阿邪只偏执地不肯:“婆婆不必再劝,为了哥哥,我是万般不肯的。”
孟婆只无奈地摇头,心中徒增几分悲悯:“也罢,你不喝,就得投入这奈何桥下的忘川河中,做千年的孤魂野鬼,你可愿意?”
阿邪点头,两行清泪划过这张面容姣好的脸庞:“为了哥哥,哪怕万劫不复,阿邪也在所不惜。”
从此,阿邪跳入那忘川河之中,在恶水腥风里受尽水淹火炙,浮浮沉沉一千年,做尽了孤魂野鬼,最后偷渡人间时,脖颈后方留下了一颗苦情痣。
他在人间寻寻觅觅又是一千年,却没有找到无念。
后来他回到两千年前的家的地方,仙风府早已无踪无迹,只有一座寺庙立在那里。
阿邪走进了寺庙,青灯古佛落索处,全然没有往日的痕迹。
“阿邪,你终于来了。
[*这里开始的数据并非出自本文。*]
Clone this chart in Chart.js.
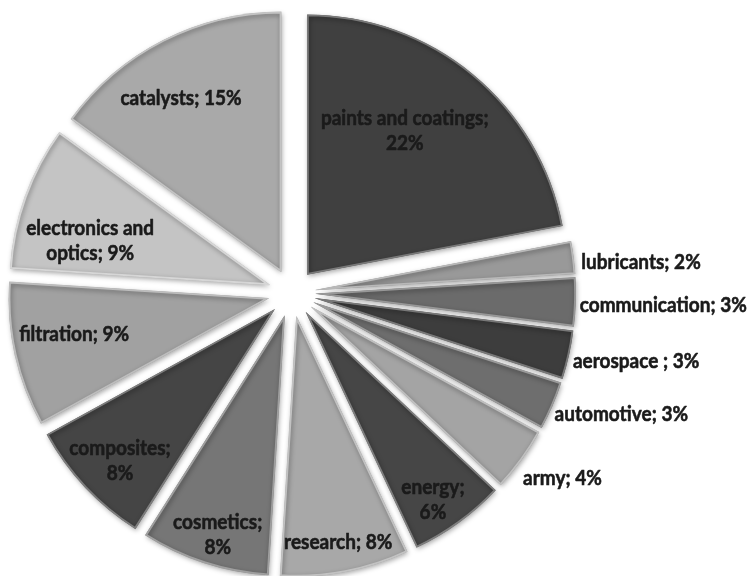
<!DOCTYPE html>
<html>
<head>
<meta charset="utf-8">
<script src="https://cdn.jsdelivr.net/npm/chart.js@4/dist/chart.umd.min.js"></script>
<style>
  html, body { margin: 0; padding: 0; background: #ffffff; }
  #wrap { width: 748px; height: 576px; position: relative; }
</style>
</head>
<body>
<div id="wrap"><canvas id="c" width="748" height="576"></canvas></div>
<script>
// Application areas and their shares (%)
const categories = ['paints and coatings', 'lubricants', 'communication', 'aerospace ', 'automotive', 'army',
  'energy', 'research', 'cosmetics', 'composites', 'filtration', 'electronics and optics', 'catalysts'];
const shares = [22, 2, 3, 3, 3, 4, 6, 8, 8, 8, 9, 9, 15];

// Grey fill of each slice
const sliceColors = ['#404040', '#999999', '#6b6b6b', '#3d3d3d', '#6e6e6e', '#a4a4a4',
  '#464646', '#a8a8a8', '#767676', '#454545', '#a1a1a1', '#c4c4c4', '#a9a9a9'];

// Label placement: inside labels use a fraction of the radius, outside ones a gap past the rim
const labelPlacement = [
  { inside: true, r: 0.67, shift: -5.6, wrap: 180 },
  { inside: false, gap: 7, shift: 1.2 },
  { inside: false, gap: 4, shift: 0.6 },
  { inside: false, gap: 5, shift: 1.1 },
  { inside: false, gap: 5, shift: 1.4 },
  { inside: false, gap: 12, shift: 2.9 },
  { inside: true, r: 0.87, shift: 1.9, wrap: 70 },
  { inside: true, r: 0.88, shift: 0.3, wrap: 200 },
  { inside: true, r: 0.88, shift: -1, wrap: 100 },
  { inside: true, r: 0.83, shift: -1.1, wrap: 110 },
  { inside: true, r: 0.76, shift: 2.3, wrap: 200 },
  { inside: true, r: 0.71, shift: -6, wrap: 140 },
  { inside: true, r: 0.77, shift: -3, wrap: 200 }
];

const EXPLODE = 24;      // distance each slice is pulled away from the centre
const LABEL_FONT = 'Lato, "Open Sans", sans-serif';
const TEXT_SQUEEZE = 0.88; // narrower glyphs, closer to a condensed UI face

function lighten(hex, amt) {
  const n = parseInt(hex.slice(1), 16);
  const ch = [(n >> 16) & 255, (n >> 8) & 255, n & 255].map(v => Math.round(v + (255 - v) * amt));
  return 'rgb(' + ch.join(',') + ')';
}
const rimColors = sliceColors.map(c => lighten(c, 0.3));

// Draws each slice pulled outward along its bisector, with a soft drop shadow
const explodedSlices = {
  id: 'explodedSlices',
  beforeDatasetDraw(chart, args) {
    const ctx = chart.ctx;
    args.meta.data.forEach(arc => {
      const mid = (arc.startAngle + arc.endAngle) / 2;
      ctx.save();
      ctx.translate(Math.cos(mid) * EXPLODE, Math.sin(mid) * EXPLODE);
      ctx.shadowColor = 'rgba(0,0,0,0.35)';
      ctx.shadowBlur = 5;
      ctx.shadowOffsetX = 1;
      ctx.shadowOffsetY = 2;
      arc.draw(ctx);
      ctx.restore();
    });
    return false;
  }
};

function wrapText(ctx, text, maxW) {
  const words = text.split(' ');
  const lines = [];
  let cur = '';
  words.forEach(w => {
    const trial = cur ? cur + ' ' + w : w;
    if (cur && ctx.measureText(trial).width * TEXT_SQUEEZE > maxW) { lines.push(cur); cur = w; }
    else cur = trial;
  });
  if (cur) lines.push(cur);
  return lines;
}

function squeezedText(ctx, str, x, y) {
  ctx.save();
  ctx.translate(x, y);
  ctx.scale(TEXT_SQUEEZE, 1);
  ctx.strokeText(str, 0, 0);
  ctx.fillText(str, 0, 0);
  ctx.restore();
}

// Category name and share written on or beside each slice
const sliceLabels = {
  id: 'sliceLabels',
  afterDraw(chart) {
    const ctx = chart.ctx;
    const arcs = chart.getDatasetMeta(0).data;
    ctx.save();
    ctx.font = 'bold 16px ' + LABEL_FONT;
    const size = 16 * 167 / (ctx.measureText('communication; 3%').width * TEXT_SQUEEZE);
    ctx.font = 'bold ' + size.toFixed(2) + 'px ' + LABEL_FONT;
    ctx.fillStyle = '#1a1a1a';
    ctx.strokeStyle = '#1a1a1a';
    ctx.lineWidth = 0.6;
    ctx.lineJoin = 'round';
    const lineH = 25;
    arcs.forEach((arc, i) => {
      const p = labelPlacement[i];
      const text = categories[i] + '; ' + shares[i] + '%';
      const mid = (arc.startAngle + arc.endAngle) / 2;
      const vx = arc.x + Math.cos(mid) * EXPLODE;
      const vy = arc.y + Math.sin(mid) * EXPLODE;
      const a = mid + p.shift * Math.PI / 180;
      ctx.textBaseline = 'middle';
      if (p.inside) {
        const d = arc.outerRadius * p.r;
        const cx = vx + Math.cos(a) * d;
        const cy = vy + Math.sin(a) * d;
        const lines = wrapText(ctx, text, p.wrap);
        ctx.textAlign = 'center';
        lines.forEach((ln, k) => {
          squeezedText(ctx, ln, cx, cy + (k - (lines.length - 1) / 2) * lineH);
        });
      } else {
        const d = arc.outerRadius + p.gap;
        ctx.textAlign = 'left';
        squeezedText(ctx, text, vx + Math.cos(a) * d, vy + Math.sin(a) * d);
      }
    });
    ctx.restore();
  }
};

new Chart(document.getElementById('c'), {
  type: 'pie',
  data: {
    labels: categories,
    datasets: [{
      data: shares,
      backgroundColor: sliceColors,
      borderColor: rimColors,
      borderWidth: 1.5,
      borderAlign: 'inner'
    }]
  },
  options: {
    responsive: false,
    animation: false,
    events: [],
    radius: 260,
    layout: { padding: { top: 10, right: 164, bottom: 0, left: 0 } },
    plugins: { legend: { display: false }, tooltip: { enabled: false } }
  },
  plugins: [explodedSlices, sliceLabels]
});
</script>
</body>
</html>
”佛像竟说出了话。
他惊异地抬头:“你认得我?”
空荡荡的庙宇响起浑厚的声音:“当然认得,我已经替你爹娘,在此等你两千年。”
原来自从听闻阿邪为救无念被打入地狱,爹娘便拆了府宅,修了这座庙宇。和钱打了大半辈子交道的老爷和夫人,从那以后不再经商,削发着僧袍为他超度,就这样度过了余生。
阿邪无声无息地落下泪来。
想必在忘川河中飘荡千年后能偷渡人间,是爹娘潜心超度的功劳。他只好为爹娘烧了纸钱上了香。
“你当年为他倾其所有的那个人,可还记得?”佛问道。
“当然记得,”阿邪说,“佛祖可知道,这些年他去了哪里?”
“你当年死了之后,无念痛彻心扉,也不愿喝下那孟婆汤。”佛说。
“果真如此么?”阿邪破涕为笑,两千年的苦与泪,只要无念还记得他,就都值得了。
佛道:“仙界里有一些人不忍他做鬼,便偷偷将他引渡到连接各界的通道里躲避,他的魂魄在那里飘荡,整整两千年。”